A designação de Ricardo, em fevereiro deste ano, sempre gerou repúdio entre servidores e técnicos da Funai por causa dos objetivos religiosos que ele teria em relação aos índios.
O antropólogo é formado em teologia e atuou como missionário na Missão Novas Tribos do Brasil (MNTB), organização que prega a evangelização de indígenas na Amazônia. Processos na Justiça aos quais a MNTB responde informam que o instituto “camufla” seus objetivos religiosos nas aldeias com ações de assistência.

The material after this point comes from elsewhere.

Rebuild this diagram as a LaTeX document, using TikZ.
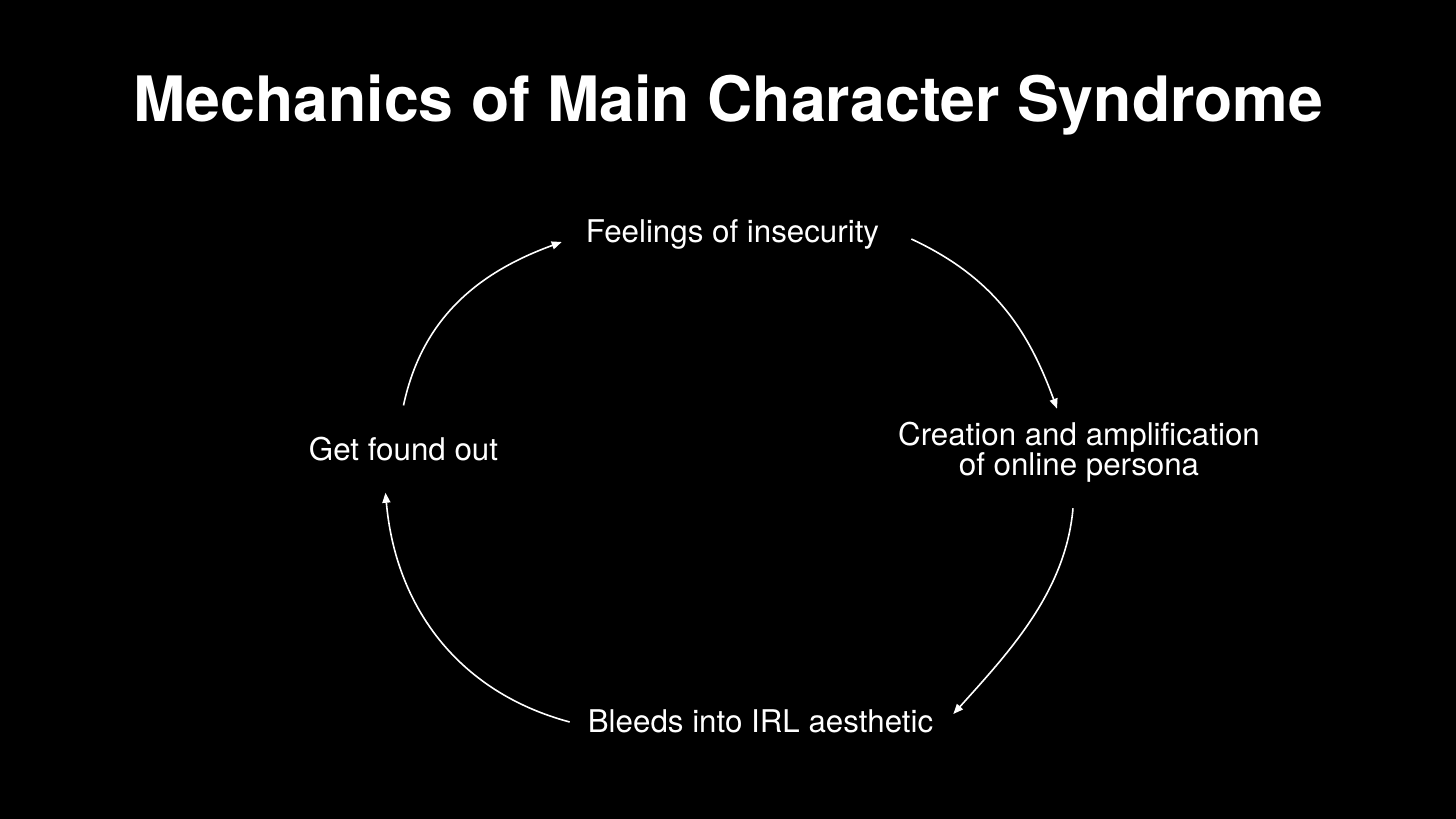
\documentclass[tikz,border=0pt]{standalone}
\usepackage{fontspec}
\setmainfont{TeX Gyre Heros}
\usetikzlibrary{arrows.meta}

\tikzstyle{titlePart} = [text=white, inner sep=0pt, font=\bfseries\fontsize{62.6}{70}\selectfont]
\tikzstyle{stagePart} = [text=white, inner sep=0pt, align=center, font=\fontsize{31.3}{30}\selectfont]
\tikzstyle{cycleArrow} = [draw=white, line width=1.6pt, -{Triangle[length=10pt, width=8pt]}]

\begin{document}
\begin{tikzpicture}[x=1pt, y=1pt]
		\fill[black] (0,0) rectangle (1456,819);
		\useasboundingbox (0,0) rectangle (1456,819);

		\node (title) [titlePart, anchor=base] at (728.5,697) {Mechanics of Main Character Syndrome};

		% The four stages of the cycle
		\path (title.base)+(4,-121) node (feelings) [stagePart, anchor=base] {Feelings of insecurity};
		\path (title.base)+(350.5,-330) node (creation) [stagePart] {Creation and amplification\\of online persona};
		\path (title.base)+(32,-611) node (bleeds) [stagePart, anchor=base] {Bleeds into IRL aesthetic};
		\path (title.base)+(-325,-339) node (foundOut) [stagePart, anchor=base] {Get found out};

		% Arrows round the cycle
		\path [cycleArrow] ([shift={(0,32)}]foundOut.north) to[out=78, in=200] ([shift={(-24,1)}]feelings.base west);
		\path [cycleArrow] ([shift={(32,4)}]feelings.base east) to[out=-25, in=110] ([shift={(-22,13)}]creation.north);
		\path [cycleArrow] ([shift={(-6,-26)}]creation.south) to[out=-95, in=48, looseness=0.9] ([shift={(20,19)}]bleeds.base east);
		\path [cycleArrow] ([shift={(-18,11)}]bleeds.base west) to[out=165, in=-85] ([shift={(-18,-31)}]foundOut.south);
\end{tikzpicture}
\end{document}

Para o MPF, que contestou a nomeação do missionário para o cargo, há grave risco de genocídio em caso de reversão da política brasileira de não forçar o contato com povos em isolamento voluntário, consolidada a partir de 1987. Nesta época, se iniciou a ideia atual de “zero encontro”, para garantir autonomia dos índios isolados.
O que diz a Funai
A Funai já contestou a decisão que anulou a nomeação de Ricardo Lopes Dias para o posto. “A decisão parte da fantasiosa conclusão de que ex-missionários evangélicos, ocupando o cargo, podem mudar a política de isolamento voluntário dos indígenas menos integrados do país”, afirmou o órgão.
“Em resposta a sua demanda sobre a anulação judicial da Portaria que nomeou Ricardo Dias para a Coordenação de Índios Isolados e de Recente Contato da Funai – CGIIRC, a Fundação Nacional do Índio informa que cumprirá a decisão do Tribunal Regional Federal da 1ª Região (TRF1) tão logo seja intimada oficialmente”, disse à Funai para a coluna ao ser questionada sobre o desrespeito à decisão judicial.
Atualização: nesta segunda-feira, dia 1º de junho, a Funai soltou uma nota para contestar a coluna, mas em nenhum momento nega que Ricardo Lopes Dias tenha dado expediente após ser afastado. Diz apenas que começou a tomar as providências burocráticas para o cumprimento da decisão judicial. Antes da publicação da reportagem, a Funai foi procurada pela coluna, dando-se ao órgão o direito de contestar a informação.